Multiple quadrature with central differences on one line

Abstract:

The coefficients $A_{2m}^n$ in the n-fold quadrature formulas for the stepwise integration of (1) ${y^{(n)}} = f(x,y,y’, \cdots , {y^{(n - 1)}})$, at intervals of h, namely, for n even, (2) ${\delta ^n}{y_0} = {h^n}\sum \nolimits _{m = 1}^{10} {(1 + A_{2m}^n{\delta ^{2m}}){f_0} + \cdots }$, for n odd, (3) $\mu {\delta ^n}{y_0} = {h^n}\sum \nolimits _{m = 1}^{10} {(1 + A_{2m}^n{\delta ^{2m}}){f_0} + \cdots }$, are tabulated exactly for n = 1(1)6, m = 1(1)10. They were calculated from the well-known symbolic formulas (4) ${{\delta }^{n}}y = {{({\delta }/{D})}^{n}}f$, (5) ${{({\delta }/{D})}^{n}} = {{({{{\delta h}/{2 \sinh }}^{-1}}({\delta }/{2}))}^{n}}$ and (6) $\mu = {{(1 + {{{\delta }^{2}}}/{4})}^{{1}/{2}}} = 1 + \frac {{{\delta }^{2}}}{8} - \frac {{{\delta }^{4}}}{128} + \frac {{{\delta }^{6}}}{1024} - \frac {5{{\delta }^{8}}}{32768} + \cdots$. For calculating ${y^{(r)}}$, replace n by n - r in (2) and (3).

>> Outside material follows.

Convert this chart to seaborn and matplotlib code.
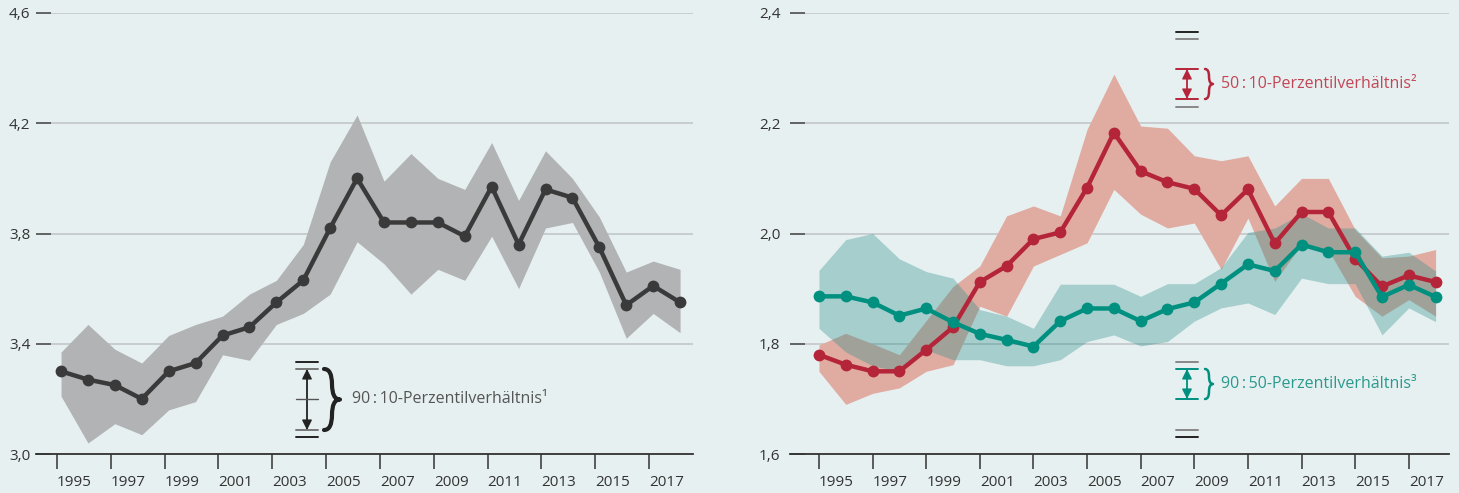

Use of (2) and (3) avoids the solution of (1) by simultaneous lower-order systems for $n > 1$, as well as mid-interval tabular arguments, requires only even-order differences, on a single line, and provides great accuracy due to rapid decrease of $A_{2m}^n$ as m increases. However, the integration may be slowed down by the need to estimate and refine iteratively the later values of $y,y’, \cdots , {y^{(n - 1)}}$ required in ${\delta ^{2m}}{f_0}$. Reference to earlier collected formulas of Legendre, Oppolzer, Thiele, Lindow, Salzer, Milne and Buckingham, reveals that Thiele and Buckingham come closest to (2), (3), as their works contain schemes that involve just tabular arguments throughout. For n odd, they give formulas that are based upon the series in ${\delta ^{2m}}$ for $({1}/{\mu }){{({\delta }/{D})}^{n}}$ instead of $\mu {{({\delta }/{D})}^{n}}$ as in the present arrangement.